▶ Given task
Select, from the material below, each line with "this" in it.

Dataset excerpt

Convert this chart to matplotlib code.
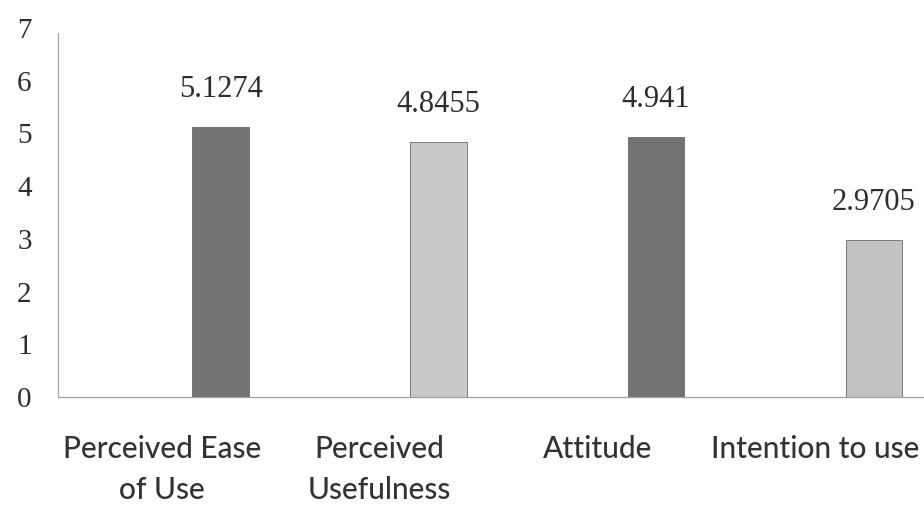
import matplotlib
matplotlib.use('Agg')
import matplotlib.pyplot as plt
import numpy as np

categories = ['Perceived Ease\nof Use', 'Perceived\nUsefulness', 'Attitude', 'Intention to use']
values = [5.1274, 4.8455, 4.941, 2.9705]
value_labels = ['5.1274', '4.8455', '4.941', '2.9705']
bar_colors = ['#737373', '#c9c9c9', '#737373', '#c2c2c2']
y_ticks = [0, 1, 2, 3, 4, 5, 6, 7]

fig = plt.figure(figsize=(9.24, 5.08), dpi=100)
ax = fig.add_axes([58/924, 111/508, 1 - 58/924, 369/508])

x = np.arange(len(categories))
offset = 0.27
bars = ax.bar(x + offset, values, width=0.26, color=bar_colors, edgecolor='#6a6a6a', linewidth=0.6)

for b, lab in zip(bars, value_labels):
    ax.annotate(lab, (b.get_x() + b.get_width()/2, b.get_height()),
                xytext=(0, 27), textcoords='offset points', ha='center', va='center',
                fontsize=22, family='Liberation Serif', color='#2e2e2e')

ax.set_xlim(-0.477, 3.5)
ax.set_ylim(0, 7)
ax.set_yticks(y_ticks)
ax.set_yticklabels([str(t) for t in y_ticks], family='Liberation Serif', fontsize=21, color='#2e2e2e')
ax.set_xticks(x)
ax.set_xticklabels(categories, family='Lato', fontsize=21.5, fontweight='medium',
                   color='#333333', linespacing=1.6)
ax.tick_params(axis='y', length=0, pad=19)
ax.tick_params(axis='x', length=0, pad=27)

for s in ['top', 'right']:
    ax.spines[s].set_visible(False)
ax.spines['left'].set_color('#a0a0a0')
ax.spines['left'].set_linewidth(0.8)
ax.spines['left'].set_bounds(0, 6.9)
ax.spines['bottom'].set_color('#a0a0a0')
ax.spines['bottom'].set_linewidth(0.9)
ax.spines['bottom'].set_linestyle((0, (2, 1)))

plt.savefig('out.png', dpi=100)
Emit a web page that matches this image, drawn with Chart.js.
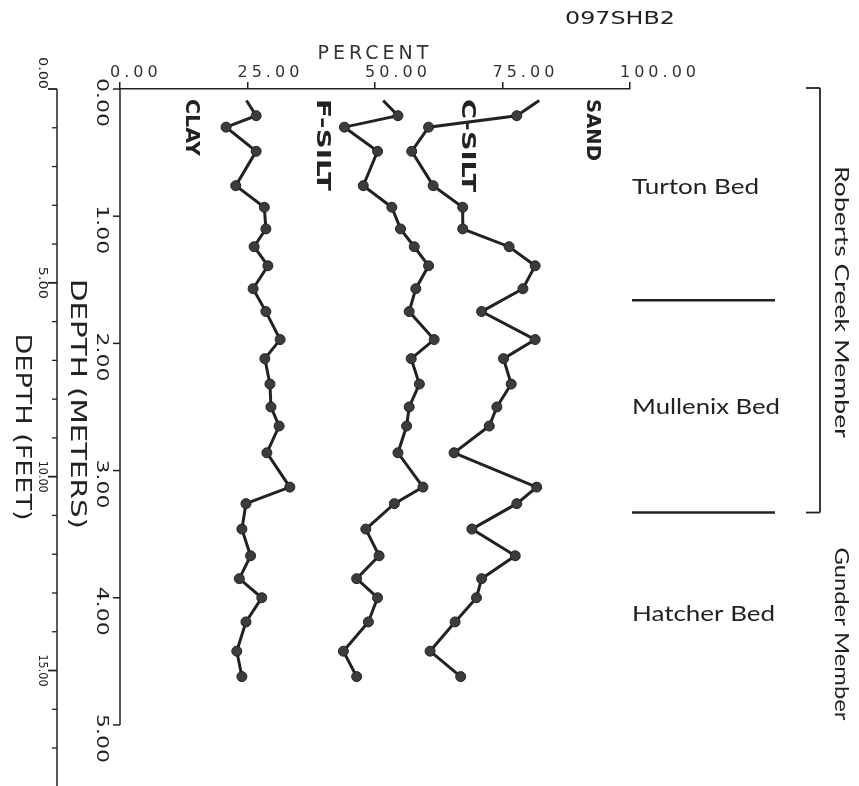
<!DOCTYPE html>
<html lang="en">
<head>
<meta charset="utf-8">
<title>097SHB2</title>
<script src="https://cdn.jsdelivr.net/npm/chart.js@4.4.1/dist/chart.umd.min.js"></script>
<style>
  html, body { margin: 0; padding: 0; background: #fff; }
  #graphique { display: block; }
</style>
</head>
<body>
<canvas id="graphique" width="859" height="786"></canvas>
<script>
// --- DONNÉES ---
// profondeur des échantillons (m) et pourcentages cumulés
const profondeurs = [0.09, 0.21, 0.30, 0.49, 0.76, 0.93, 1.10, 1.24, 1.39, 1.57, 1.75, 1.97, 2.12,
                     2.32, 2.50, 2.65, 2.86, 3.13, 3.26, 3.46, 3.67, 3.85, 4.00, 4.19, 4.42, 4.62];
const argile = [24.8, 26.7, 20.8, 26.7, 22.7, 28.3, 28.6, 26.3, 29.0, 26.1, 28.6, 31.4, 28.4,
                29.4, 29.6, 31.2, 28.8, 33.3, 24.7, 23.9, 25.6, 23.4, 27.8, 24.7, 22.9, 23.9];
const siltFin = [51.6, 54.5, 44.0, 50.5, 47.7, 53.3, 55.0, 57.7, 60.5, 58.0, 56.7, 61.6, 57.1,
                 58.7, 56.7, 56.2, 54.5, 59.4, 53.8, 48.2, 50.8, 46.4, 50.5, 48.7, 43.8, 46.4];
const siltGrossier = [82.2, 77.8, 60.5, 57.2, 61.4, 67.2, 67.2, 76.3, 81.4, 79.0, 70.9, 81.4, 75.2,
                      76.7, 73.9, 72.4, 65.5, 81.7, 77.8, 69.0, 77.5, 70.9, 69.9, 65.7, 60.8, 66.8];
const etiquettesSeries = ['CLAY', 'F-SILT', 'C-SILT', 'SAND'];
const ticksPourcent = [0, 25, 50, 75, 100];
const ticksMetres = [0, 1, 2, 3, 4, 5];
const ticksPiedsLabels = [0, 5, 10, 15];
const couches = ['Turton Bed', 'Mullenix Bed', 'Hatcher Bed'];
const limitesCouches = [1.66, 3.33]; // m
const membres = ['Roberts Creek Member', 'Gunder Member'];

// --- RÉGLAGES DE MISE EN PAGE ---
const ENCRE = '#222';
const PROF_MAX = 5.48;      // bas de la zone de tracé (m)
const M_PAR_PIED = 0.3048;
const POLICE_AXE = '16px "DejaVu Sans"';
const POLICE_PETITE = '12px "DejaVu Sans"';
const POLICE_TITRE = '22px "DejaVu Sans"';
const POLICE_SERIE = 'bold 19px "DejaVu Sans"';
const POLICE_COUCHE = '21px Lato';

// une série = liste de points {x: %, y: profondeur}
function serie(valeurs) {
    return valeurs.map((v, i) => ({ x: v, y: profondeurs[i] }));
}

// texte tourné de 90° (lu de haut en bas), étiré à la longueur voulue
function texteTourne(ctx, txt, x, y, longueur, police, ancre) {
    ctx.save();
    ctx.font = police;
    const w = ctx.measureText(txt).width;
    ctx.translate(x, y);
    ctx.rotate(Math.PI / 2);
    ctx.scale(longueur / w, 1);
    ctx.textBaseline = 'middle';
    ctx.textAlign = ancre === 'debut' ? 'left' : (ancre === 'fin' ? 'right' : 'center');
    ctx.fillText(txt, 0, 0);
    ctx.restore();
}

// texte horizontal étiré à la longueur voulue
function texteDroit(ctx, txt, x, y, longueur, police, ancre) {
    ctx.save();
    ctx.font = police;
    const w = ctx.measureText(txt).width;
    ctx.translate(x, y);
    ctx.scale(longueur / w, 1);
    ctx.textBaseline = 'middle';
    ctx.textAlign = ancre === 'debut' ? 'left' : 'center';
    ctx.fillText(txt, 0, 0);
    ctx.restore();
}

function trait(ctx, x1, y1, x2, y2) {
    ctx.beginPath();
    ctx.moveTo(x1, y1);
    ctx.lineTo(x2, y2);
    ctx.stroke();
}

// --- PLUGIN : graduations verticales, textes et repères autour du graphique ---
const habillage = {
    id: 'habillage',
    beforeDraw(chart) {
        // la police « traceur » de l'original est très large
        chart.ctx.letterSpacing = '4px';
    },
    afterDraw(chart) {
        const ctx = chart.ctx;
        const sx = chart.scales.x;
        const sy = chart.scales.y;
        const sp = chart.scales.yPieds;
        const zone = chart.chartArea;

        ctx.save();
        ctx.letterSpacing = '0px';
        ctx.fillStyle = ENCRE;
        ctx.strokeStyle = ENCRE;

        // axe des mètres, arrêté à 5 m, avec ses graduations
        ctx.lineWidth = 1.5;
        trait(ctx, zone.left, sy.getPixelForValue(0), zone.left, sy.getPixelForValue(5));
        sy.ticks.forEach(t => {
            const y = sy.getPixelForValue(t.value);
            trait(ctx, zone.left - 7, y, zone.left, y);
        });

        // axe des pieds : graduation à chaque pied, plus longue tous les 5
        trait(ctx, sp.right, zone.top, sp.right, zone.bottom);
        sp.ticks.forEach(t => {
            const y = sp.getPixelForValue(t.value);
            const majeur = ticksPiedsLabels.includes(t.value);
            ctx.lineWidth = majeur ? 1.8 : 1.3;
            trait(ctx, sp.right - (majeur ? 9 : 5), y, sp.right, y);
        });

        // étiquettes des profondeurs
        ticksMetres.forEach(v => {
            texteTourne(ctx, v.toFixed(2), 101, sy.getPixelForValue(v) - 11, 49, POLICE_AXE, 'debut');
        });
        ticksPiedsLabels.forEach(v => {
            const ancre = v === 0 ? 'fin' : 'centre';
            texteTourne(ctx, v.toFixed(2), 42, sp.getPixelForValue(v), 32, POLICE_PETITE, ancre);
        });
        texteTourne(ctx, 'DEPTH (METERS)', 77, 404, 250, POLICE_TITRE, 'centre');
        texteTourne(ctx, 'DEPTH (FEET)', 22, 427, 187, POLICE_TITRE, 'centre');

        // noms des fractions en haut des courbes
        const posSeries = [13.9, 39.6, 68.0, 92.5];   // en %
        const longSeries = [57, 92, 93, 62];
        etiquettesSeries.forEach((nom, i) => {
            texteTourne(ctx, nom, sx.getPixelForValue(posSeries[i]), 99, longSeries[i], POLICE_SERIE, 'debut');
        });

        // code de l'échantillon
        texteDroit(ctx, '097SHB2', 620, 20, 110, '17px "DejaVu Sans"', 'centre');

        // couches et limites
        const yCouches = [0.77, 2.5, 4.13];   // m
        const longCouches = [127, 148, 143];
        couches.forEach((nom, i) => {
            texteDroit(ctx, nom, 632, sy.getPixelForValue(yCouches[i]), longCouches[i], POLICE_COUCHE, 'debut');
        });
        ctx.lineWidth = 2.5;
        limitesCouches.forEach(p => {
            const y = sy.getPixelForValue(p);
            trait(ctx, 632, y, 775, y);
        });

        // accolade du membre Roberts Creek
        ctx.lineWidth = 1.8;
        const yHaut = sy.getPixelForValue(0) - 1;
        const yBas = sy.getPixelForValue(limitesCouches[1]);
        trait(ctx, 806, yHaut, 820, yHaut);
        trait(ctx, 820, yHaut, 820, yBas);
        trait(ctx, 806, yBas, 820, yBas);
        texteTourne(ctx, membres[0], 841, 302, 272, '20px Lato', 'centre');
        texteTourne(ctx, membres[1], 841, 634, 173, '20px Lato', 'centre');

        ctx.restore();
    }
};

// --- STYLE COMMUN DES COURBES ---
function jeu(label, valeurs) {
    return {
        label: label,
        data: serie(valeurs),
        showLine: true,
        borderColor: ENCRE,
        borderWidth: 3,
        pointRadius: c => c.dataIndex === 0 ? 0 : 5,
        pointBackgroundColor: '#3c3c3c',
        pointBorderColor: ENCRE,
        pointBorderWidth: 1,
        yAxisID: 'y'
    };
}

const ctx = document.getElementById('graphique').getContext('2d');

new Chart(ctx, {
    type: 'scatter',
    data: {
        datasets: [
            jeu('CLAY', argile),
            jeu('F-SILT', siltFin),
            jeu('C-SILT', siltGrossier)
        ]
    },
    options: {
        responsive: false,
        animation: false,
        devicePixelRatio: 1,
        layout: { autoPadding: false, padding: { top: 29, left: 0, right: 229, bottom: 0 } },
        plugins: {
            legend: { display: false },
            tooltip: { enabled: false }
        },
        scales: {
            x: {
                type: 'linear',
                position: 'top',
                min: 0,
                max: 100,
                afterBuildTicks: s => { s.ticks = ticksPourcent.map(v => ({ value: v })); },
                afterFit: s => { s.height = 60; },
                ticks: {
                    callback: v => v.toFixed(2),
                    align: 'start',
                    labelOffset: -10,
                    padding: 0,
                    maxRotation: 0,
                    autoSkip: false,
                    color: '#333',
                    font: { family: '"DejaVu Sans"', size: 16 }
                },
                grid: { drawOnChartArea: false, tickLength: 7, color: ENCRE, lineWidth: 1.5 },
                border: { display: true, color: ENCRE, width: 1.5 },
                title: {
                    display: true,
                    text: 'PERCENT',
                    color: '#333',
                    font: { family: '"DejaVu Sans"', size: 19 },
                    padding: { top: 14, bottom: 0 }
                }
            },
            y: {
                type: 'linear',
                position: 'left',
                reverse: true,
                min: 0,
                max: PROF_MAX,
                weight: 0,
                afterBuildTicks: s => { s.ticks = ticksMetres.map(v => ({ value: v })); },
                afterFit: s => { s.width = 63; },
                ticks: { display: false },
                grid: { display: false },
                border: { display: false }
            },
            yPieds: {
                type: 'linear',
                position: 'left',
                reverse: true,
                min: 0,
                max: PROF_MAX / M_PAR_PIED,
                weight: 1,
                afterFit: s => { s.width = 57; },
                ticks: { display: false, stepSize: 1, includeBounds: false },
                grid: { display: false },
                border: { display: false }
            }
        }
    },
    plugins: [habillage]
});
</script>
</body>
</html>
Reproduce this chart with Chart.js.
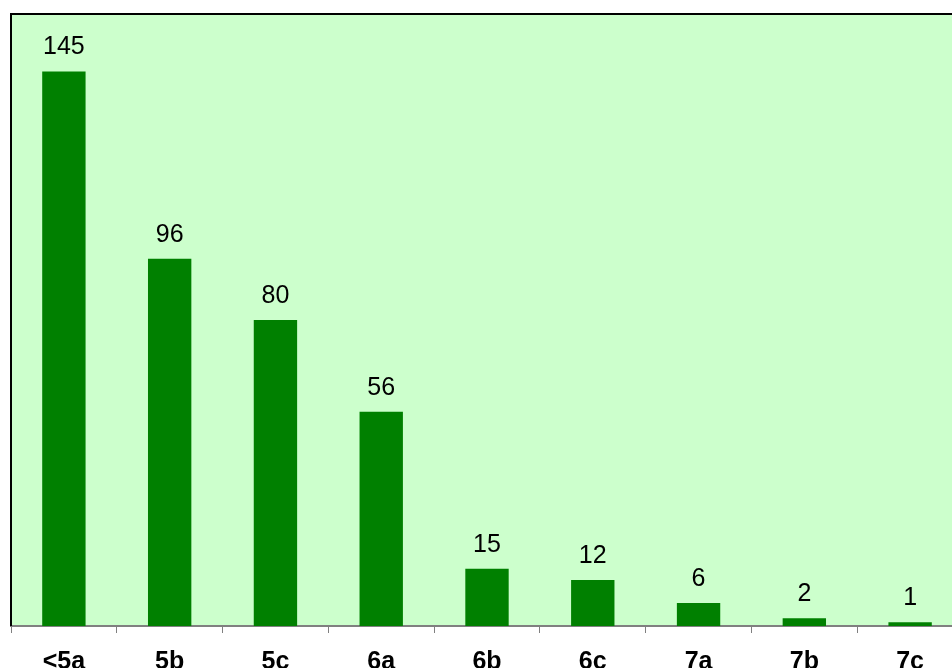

▶ Correct response
Convert this chart to matplotlib code.
Emit a web page that matches this image, drawn with Chart.js.
Reproduce this chart with Chart.js.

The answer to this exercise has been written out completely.